Quebec Shooting — Reuters observes how the narrow electoral victory of Quebec’s separatist Parti Quebecois has been overshadowed by a fatal shooting at a victory rally for incoming Premier Pauline Marois. The shooting was a particular shock for Canada, “where murder levels are around a third of those in the United States and political violence is extremely rare.” Despite ending nine years of rule by the Liberals, Quebecois failed to gain sufficient votes to form a majority government, preventing them from holding a referendum on Quebec’s independence from Canada.

Expensive False Spy Claim — The BBC reports that a South Korean court has ordered the government to award $2 million to a Korean fisherman who was falsely imprisoned as a North Korean spy for 15 years. In 1982, the fisherman, only identified by his last name Cheong, was “detained by the authoritarian, military-backed government then in power in South Korea and interrogated by anti-espionage agents,” it wrote. In 1965, Cheong was abducted by North Korea along with 109 other fishermen while fishing near the disputed border between the two Koreas in the Yellow Sea. He was released a month later but his stay in North Korea led South Korean authorities — nearly 20 years later — to arrest him without a warrant, torture him to make a false confession, and coerce witnesses to fabricate testimonies.

Fishing War — A fishing dispute between India and Sri Lanka is damaging bilateral relations, writes the New York Times, as Indian fishermen, many of them poor and desperate, cross into Sri Lankan waters and come into conflict with the Sri Lankan Navy. One report estimates that at least 100 Indian fishermen have been killed and 350 seriously injured in such conflicts in recent years. The NYT attributes the fishing war to several local factors: “The steady depletion of fish stocks; the aftermath of the 2004 tsunami, which saw relief funds partly used to expand the Indian fishing fleet even as fish populations declined; and the end of the long Sri Lankan civil war in 2009, which has meant the return of the nation’s fishing boats to waters once plied almost exclusively by Indians.”
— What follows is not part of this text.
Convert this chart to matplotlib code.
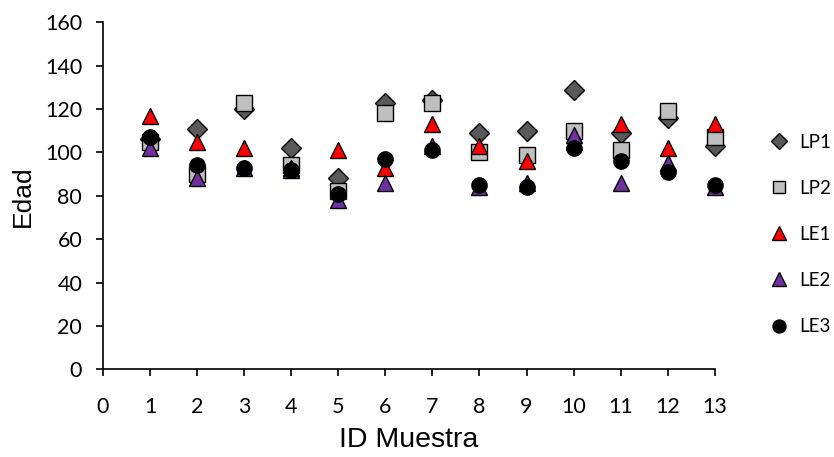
import matplotlib as mpl
mpl.use('Agg')
import matplotlib.pyplot as plt

# Data
muestra = [1, 2, 3, 4, 5, 6, 7, 8, 9, 10, 11, 12, 13]
lp1 = [106, 111, 120, 102, 88, 123, 124, 109, 110, 129, 109, 116, 103]
lp2 = [105, 90, 123, 94, 82, 118, 123, 100, 99, 110, 101, 119, 107]
le1 = [117, 105, 102, 93, 101, 93, 113, 103, 96, 105, 113, 102, 113]
le2 = [102, 88, 93, 92, 78, 86, 103, 84, 86, 108, 86, 95, 84]
le3 = [107, 94, 93, 92, 81, 97, 101, 85, 84, 102, 96, 91, 85]

series = [
    ("LP1", lp1, "D", "#595959", 10),
    ("LP2", lp2, "s", "#BFBFBF", 11),
    ("LE1", le1, "^", "#FF0000", 11.5),
    ("LE2", le2, "^", "#7030A0", 11.5),
    ("LE3", le3, "o", "#000000", 11),
]

tick_font = "Lato"
title_font = "Liberation Sans"

fig = plt.figure(figsize=(8.34, 4.57), dpi=100, facecolor='w')
ax = fig.add_axes([0.1235, 0.192, 0.7335, 0.759])

for name, vals, mk, col, ms in series:
    ax.plot(muestra, vals, linestyle='none', marker=mk, markersize=ms,
            markerfacecolor=col, markeredgecolor='black', markeredgewidth=1,
            label=name, clip_on=False)

ax.set_xlim(0, 13)
ax.set_ylim(0, 160)
ax.set_xticks(range(0, 14))
ax.set_yticks(range(0, 161, 20))
for s in ['top', 'right']:
    ax.spines[s].set_visible(False)
for s in ['left', 'bottom']:
    ax.spines[s].set_linewidth(1.2)
ax.tick_params(direction='out', length=5, width=1.2, labelsize=15.5)
for lab in ax.get_xticklabels() + ax.get_yticklabels():
    lab.set_fontfamily(tick_font)
ax.tick_params(axis='x', pad=15)
ax.tick_params(axis='y', pad=10)

ax.set_xlabel("ID Muestra", fontsize=20.5, fontfamily=title_font, labelpad=7)
ax.set_ylabel("Edad", fontsize=19, fontfamily=title_font, labelpad=7)

leg = fig.legend(loc='upper left', bbox_to_anchor=(0.9005, 0.744), frameon=False,
                 handletextpad=0.47, labelspacing=1.55, markerscale=0.85,
                 prop={'family': tick_font, 'size': 13.5}, handlelength=1.2,
                 borderpad=0.4)

plt.savefig("out.png", dpi=100, facecolor='w')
Fattening of Latin America — Obesity rates are rising rapidly in Latin America and Mexico is neck and neck with the U.S. when it comes to being the world’s heaviest nation, reports the Christian Science Monitor. From 1990-2010, Mexico saw one of the fastest increases in obesity rates in the world and Mexican government data indicates that 70% of the country’s adult population is overweight or obese. Bigger waistlines in Latin America, according to CSM, are a reflection of global patterns: a growing number of women working outside the home, easy access to packaged and processed foods, and more sedentary lifestyles. The issue has triggered a political response in Mexico and Chile but the food industry in the region remains too big and influential, it said.

China Critiques Clinton — The Financial Times covers U.S. Secretary of State Hillary Clinton’s struggle to “soothe Beijing fears” of U.S. containment in talks with Chinese officials on Wednesday. While she was warmly received by president Hu Jintao, Chinese state media has attacked the U.S as a “sneaky troublemaker” and warned, “If American foreign policy damages China’s core interests, that can only lead to China hitting back strongly.” Meanwhile, vice-president Xi Jinping, who is widely tipped to succeed Jintao next year, cancelled a scheduled talk with Clinton.